Jay Heck, director of the nonpartisan voter rights group Common Cause Wisconsin, said it falls on legal experts to interpret and apply the statute to Zimmerman's situation. Either way, he said, Zimmerman owes clarity to his constituents.  

"He needs to be forthcoming about what the situation is so that his constituents know where exactly where his primary residence is and they can make a judgement as to whether they think that’s fine or not," he said. 

'This just seems really blatant'

Yacoub, an attorney, says the state statute isn't hard to interpret. 

"We shouldn’t be conditioned into expecting corruption and incompetence," Yacoub said. "Do we really want to set the precedent of: rich people can buy houses wherever they want and run in whichever district?"

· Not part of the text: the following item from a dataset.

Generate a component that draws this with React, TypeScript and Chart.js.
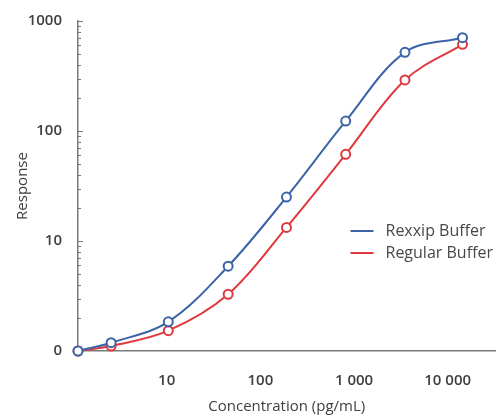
import React, { useEffect, useRef } from 'react';
import { Chart, registerables } from 'chart.js';

Chart.register(...registerables);

const concentrations = [1.13, 2.55, 10.4, 45.3, 190, 815, 3500, 14400];
const rexxipResponse = [1, 1.19, 1.84, 5.9, 25.1, 123, 519, 705];
const regularResponse = [1, 1.11, 1.53, 3.28, 13.3, 61.4, 291, 614];
const seriesNames = ['Rexxip Buffer', 'Regular Buffer'];
const xTickValues = [10, 100, 1000, 10000];
const xTickLabels = ['10', '100', '1 000', '10 000'];
const yTickValues = [1, 10, 100, 1000];
const yTickLabels = ['0', '10', '100', '1000'];
const xTitle = 'Concentration (pg/mL)';
const yTitle = 'Response';

const BLUE = '#3c64a8';
const RED = '#e0393d';
const AXIS = '#7a7a7a';
const TEXT = '#3f3f3f';
const FONT = "'Open Sans', 'DejaVu Sans', sans-serif";

const minorTicks = {
  id: 'minorTicks',
  afterDraw(chart: any) {
    const { ctx } = chart;
    const y = chart.scales.y;
    const left = chart.chartArea.left;
    ctx.save();
    ctx.strokeStyle = AXIS;
    ctx.lineWidth = 1;
    for (let d = 1; d <= 1000; d *= 10) {
      for (let k = 1; k <= 9; k++) {
        const v = d * k;
        if (v > 1000 || v === 1) continue;
        const py = Math.round(y.getPixelForValue(v)) + 0.5;
        const len = k === 1 ? 5 : 3;
        ctx.beginPath();
        ctx.moveTo(left, py);
        ctx.lineTo(left + len, py);
        ctx.stroke();
      }
    }
    ctx.restore();
  },
};

const customLegend = {
  id: 'customLegend',
  afterDraw(chart: any) {
    const { ctx, chartArea } = chart;
    const x0 = chartArea.right - 145;
    const y0 = chartArea.top + 210;
    ctx.save();
    ctx.font = `16px ${FONT}`;
    ctx.textBaseline = 'middle';
    ctx.textAlign = 'left';
    chart.data.datasets.forEach((ds: any, i: number) => {
      const y = y0 + i * 22;
      ctx.strokeStyle = ds.borderColor;
      ctx.lineWidth = 2;
      ctx.beginPath();
      ctx.moveTo(x0, y);
      ctx.lineTo(x0 + 23, y);
      ctx.stroke();
      ctx.fillStyle = '#484848';
      ctx.fillText(ds.label, x0 + 35, y);
    });
    ctx.restore();
  },
};

export default function App() {
  const canvasRef = useRef<HTMLCanvasElement | null>(null);

  useEffect(() => {
    if (!canvasRef.current) return;
    const makeDataset = (label: string, values: number[], color: string) => ({
      label,
      data: concentrations.map((x, i) => ({ x, y: values[i] })),
      borderColor: color,
      backgroundColor: '#ffffff',
      pointBackgroundColor: '#ffffff',
      pointBorderColor: color,
      pointBorderWidth: 2,
      pointRadius: 4.5,
      borderWidth: 2,
      tension: 0.35,
      clip: false as any,
    });
    const chart = new Chart(canvasRef.current, {
      type: 'line',
      data: {
        datasets: [
          makeDataset(seriesNames[0], rexxipResponse, BLUE),
          makeDataset(seriesNames[1], regularResponse, RED),
        ],
      },
      options: {
        animation: false,
        responsive: false,
        layout: { padding: { top: 21, right: 5, left: 0, bottom: 0 } },
        plugins: {
          legend: { display: false },
          tooltip: { enabled: false },
        },
        scales: {
          x: {
            type: 'logarithmic',
            min: 1.13,
            max: 32400,
            afterBuildTicks: (scale: any) => {
              scale.ticks = xTickValues.map((v) => ({ value: v }));
            },
            afterFit: (scale: any) => {
              scale.height = 67;
            },
            ticks: {
              autoSkip: false,
              maxRotation: 0,
              padding: 0,
              color: TEXT,
              font: { family: FONT, size: 15, weight: '600' },
              callback: (v: any) => {
                const i = xTickValues.indexOf(Number(v));
                return i >= 0 ? xTickLabels[i] : '';
              },
            },
            grid: {
              display: true,
              drawOnChartArea: false,
              drawTicks: true,
              tickLength: 21,
              tickColor: 'rgba(0,0,0,0)',
            },
            border: { display: true, color: AXIS, width: 1.5 },
            title: {
              display: true,
              text: xTitle,
              color: TEXT,
              font: { family: FONT, size: 15 },
              padding: { top: 0, bottom: 2 },
            },
          },
          y: {
            type: 'logarithmic',
            min: 1,
            max: 1000,
            afterBuildTicks: (scale: any) => {
              scale.ticks = yTickValues.map((v) => ({ value: v }));
            },
            afterFit: (scale: any) => {
              scale.width = 78;
            },
            ticks: {
              autoSkip: false,
              padding: 0,
              color: TEXT,
              font: { family: FONT, size: 15, weight: '600' },
              callback: (v: any) => {
                const i = yTickValues.indexOf(Number(v));
                return i >= 0 ? yTickLabels[i] : '';
              },
            },
            grid: {
              display: true,
              drawOnChartArea: false,
              drawTicks: true,
              tickLength: 16,
              tickColor: 'rgba(0,0,0,0)',
            },
            border: { display: true, color: AXIS, width: 1.5 },
            title: {
              display: true,
              text: yTitle,
              color: TEXT,
              font: { family: FONT, size: 15 },
              padding: { top: 14, bottom: 0 },
            },
          },
        },
      },
      plugins: [minorTicks, customLegend],
    });
    return () => chart.destroy();
  }, []);

  return (
    <div style={{ position: 'absolute', left: 0, top: 0, width: 502, height: 418, background: '#ffffff' }}>
      <canvas ref={canvasRef} width={502} height={418} style={{ display: 'block' }} />
    </div>
  );
}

One of the complainants, Dana Linscott, of Clifton, said he first met Zimmerman from living in the community. As an "independent conservative," he said in 2016, he was originally interested in voting for Zimmerman until he realized Zimmerman wasn't running in District 93, which represents Clifton. He filed the complaint four years later, when Zimmerman still had yet to clarify the discrepancies between his property tax and voting records. 

“This just seemed really blatant,” he said. 

Only Linscott and Yacoub have come forward publicly. Both say the four other involved with the complaints fear retaliation.

The WEC is comprised of three Democrats and three Republicans, including former state Rep. Dean Knudson, who preceded Zimmerman and has publicly supported him. Yacoub and other Democrats had called for him to recuse himself from the vote.

Had the WEC voted that it found reasonable suspicion of violating election law, the motion wouldn’t have had immediate legal consequences for Zimmerman. Instead, the complaint would have been forwarded to a district attorney, who then could choose to review it.

“I had no hope whatsoever, given the setup of the WEC, that there would be a conviction,” Linscott said.